“...racism may wear a new dress, buy a new pair of boots, but neither it nor its succubus twin fascism is new or can make anything new.” - Toni Morrison
If you are surprised to see the “Irish slaves” meme in circulation once again you are not paying attention. Irish suffering has been weaponised and distorted by racists to deny justice for African Americans for approx two centuries and counting. It’s a reactionary tradition.
A modern memetic incarnation of an old racist custom to deflect, diminish or excuse the unique reality, history, significance and legacy of racialised chattel slavery and the transatlantic slave trade.
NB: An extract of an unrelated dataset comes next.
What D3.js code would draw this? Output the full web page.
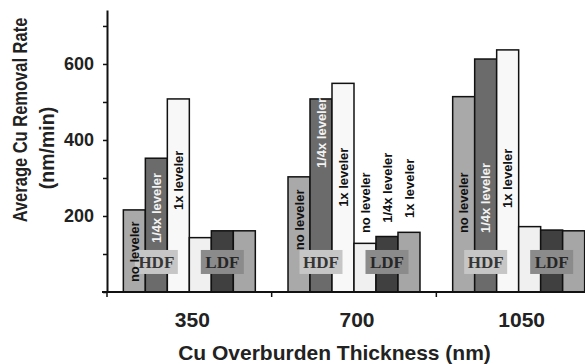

It is shared mainly by a white demographic in countries w/ a mostly unreconciled history of racial slavery, terrorism, segregation & discrimination. It thrives in the current socio-political climate because it (a) centres them as victims and immediately derails the conversation.
(b) acts as a preemptive denial, excusing their lack of engagement with, or acceptance of uncomfortable history.

(c) provides “proof” that protests against police brutality are not only without basis, but that the unrest confirms the protesters’ racial and cultural inferiority.
(d) equates white nationalist propaganda w/ evidence-based history. Takes their racism and projects it as “evidence” of an unfounded black pathology of unique victimhood, reinforcing their adherence to white supremacist ideology & justifying their pre-existing racial prejudices.
Since 2014 interest in the “Irish slaves” term on Google surges in the U.S. after every protest at police brutality. This week is no different.